Sobre a experiência do sobrenatural: a busca pela ética
Preocupar-se com a ética é se
preocupar com a correção de nossos atos. Preocupar-se com a correção de nossos
atos é, primordialmente, preocupar-se com o modo como eles podem gerar
sofrimento para outros seres e com os impactos de nossos atos aos ambientes que
possibilitam a qualidade de vida de todos os seres.
As preocupações de ordem ética são,
portanto, de natureza diversa das preocupações estritamente ligadas à
sobrevivência. O foco na sobrevivência, imperativo na ordem natural, dita a
preponderância dos atos básicos da sobrevivência (se alimentar, reproduzir-se,
competir por território ou poder) sobre quaisquer outras atitudes. Na prática,
isso significa que, virtualmente, tudo é válido na busca da própria
sobrevivência, independentemente dos prejuízos e sofrimentos impostos por tal
busca a outros seres. Eis um resumo da lógica natural.
A ética, ao limitar o escopo válido de nossas ações, mesmo que isso prejudique aspectos de nossa própria sobrevivência, transcende em nós, corpos naturais, a própria natureza. Assim, ela é um movimento para além da natureza. Portanto, a ética é, literalmente, sobrenatural, e a busca pela excelência moral pode dar o tom da busca pelo sobrenatural, sendo que tal busca pode se dar, ao menos, de duas formas:
a) busca pelo sobrenatural
espiritual: a busca pelo que transcende a natureza que entende a natureza como
a totalidade do mundo material - a busca da realidade espiritual e/ou divina;
b) busca pelo sobrenatural ético: a
busca pelo que transcende a natureza que entende a natureza como a lógica
egoísta da garantia da própria sobrevivência a qualquer custo - a busca da
excelência ética.
As duas buscas podem se contradizer
(quando a busca pelo sobrenatural espiritual leva o ente a defender posições
antiéticas dada a defesa dessas posições por alguma linha religiosa ou texto
sagrado) ou se amalgamar.
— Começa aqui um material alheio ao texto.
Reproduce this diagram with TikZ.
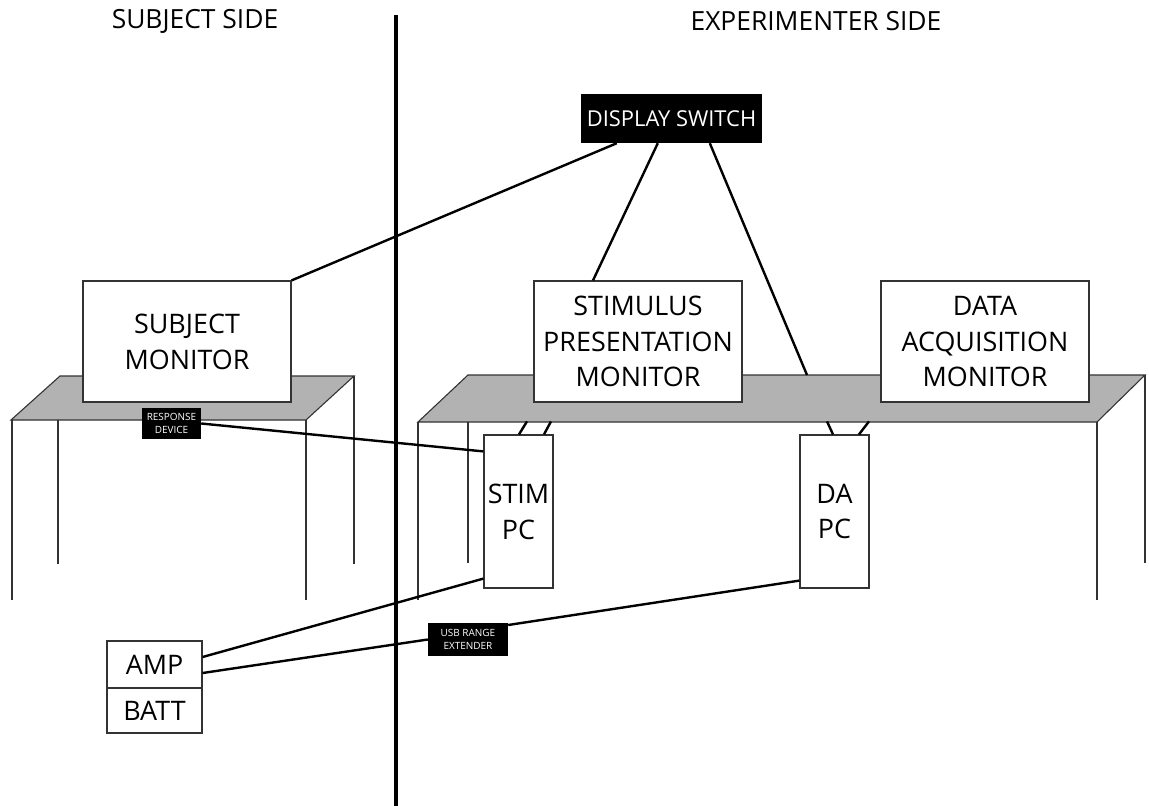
\documentclass[tikz,border=0pt]{standalone}
\usepackage{fontspec}
\setmainfont{Open Sans}
\begin{document}
\begin{tikzpicture}[x=1bp,y=-1bp,
  box/.style={draw=black!80, line width=1.2bp, fill=white, align=center, inner sep=0pt, font=\fontsize{27}{36}\selectfont},
  blackbox/.style={fill=black, text=white, align=center, inner sep=0pt},
  cable/.style={line width=2.4bp, black},
  tabletop/.style={draw=black!80, line width=1.1bp, fill=black!30},
  tableleg/.style={draw=black!80, line width=1.1bp}]
\useasboundingbox (0,0) rectangle (1149,806);
% tables
\filldraw[tabletop] (11,420) -- (60,376) -- (354,376) -- (306,420) -- cycle;
\filldraw[tabletop] (418,422) -- (468,375) -- (1145,375) -- (1097,422) -- cycle;
\foreach \x/\y/\z in {12/420/600, 58/420/564, 306/420/600, 354/376/564,
  418/422/600, 468/422/563, 1097/422/600, 1145/375/563}
  \draw[tableleg] (\x,\y) -- (\x,\z);
\coordinate (dajoin) at (807,375);
% titles
\node[font=\fontsize{26.5}{30}\selectfont] (subjside) at (195,21) {SUBJECT SIDE};
\node[font=\fontsize{26.5}{30}\selectfont] (expside) at (816,21) {EXPERIMENTER SIDE};
% devices
\node[blackbox, minimum width=181bp, minimum height=49bp, font=\fontsize{22}{26}\selectfont] (switch) at (671.5,118.5) {DISPLAY SWITCH};
\node[box, minimum width=208bp, minimum height=121bp] (submon) at (187,341.5) {SUBJECT\\MONITOR};
\node[box, minimum width=208bp, minimum height=121bp] (stimmon) at (638,341.5) {STIMULUS\\PRESENTATION\\MONITOR};
\node[box, minimum width=208bp, minimum height=121bp] (damon) at (985,341.5) {DATA\\ACQUISITION\\MONITOR};
\node[box, minimum width=69bp, minimum height=153bp] (stimpc) at (518.5,511.5) {STIM\\PC};
\node[box, minimum width=69bp, minimum height=153bp] (dapc) at (834.5,511.5) {DA\\PC};
\node[blackbox, minimum width=59bp, minimum height=31bp, font=\fontsize{10}{12.5}\selectfont] (resp) at (171.5,423.5) {RESPONSE\\DEVICE};
\node[blackbox, minimum width=80bp, minimum height=33bp, font=\fontsize{10}{12.5}\selectfont] (usb) at (468,639.5) {USB RANGE\\EXTENDER};
\node[box, minimum width=95bp, minimum height=47bp] (amp) at (154.5,664.5) {AMP};
\node[box, minimum width=95bp, minimum height=45bp] (batt) at (154.5,710.5) {BATT};
% cables
\draw[cable] ([xshift=36bp]switch.south west) -- (submon.north east);
\draw[cable] ([xshift=77bp]switch.south west) -- ([xshift=-45bp]stimmon.north);
\draw[cable] ([xshift=129bp]switch.south west) -- (dajoin);
\draw[cable] (resp.east) -- ([yshift=-17bp]stimpc.north west);
\draw[cable] ([yshift=7.5bp]amp.east) -- ([yshift=10bp]stimpc.south west);
\draw[cable] ([yshift=-8.5bp]amp.east) -- (usb.west);
\draw[cable] ([yshift=14.5bp]usb.east) -- ([yshift=8bp]dapc.south west);
\draw[cable] ([xshift=0.5bp]stimpc.north) -- ++(8,-13);
\draw[cable] ([xshift=25.5bp]stimpc.north) -- ++(7,-13);
\draw[cable] ([xshift=-1.5bp]dapc.north) -- ++(-6,-13);
\draw[cable] ([xshift=24.5bp]dapc.north) -- ++(10,-13);
% divider
\draw[line width=4bp] (396,15) -- (396,806);
\end{tikzpicture}
\end{document}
Há diversas configurações possíveis para os meandros
e as fronteiras entre as duas buscas pelo sobrenatural.
Está em
nossas mãos a escolha entre sermos naturais, privilegiando a autossobrevivência
egoísta independentemente do sofrimento por ela gerado, ou buscarmos o
sobrenatural, transcendendo a natureza em nome da ética.
Esse milenar dilema humano, mesmo que
com diferentes roupagens, persiste no interior de nossas mentes, de nossos
conjuntos de ideias, do modo como nos inserimos na natureza e de nossas formas
de organização social.
Caso a ética seja devidamente
valorada por nós, cabe estarmos cientes de tal dilema e termos a atenção e o
esforço necessários para tomarmos as melhores decisões a cada pensamento ou
ato, de modo que transcendamos a influência da amoralidade natural que, em
seres morais - nós - produz a imoralidade.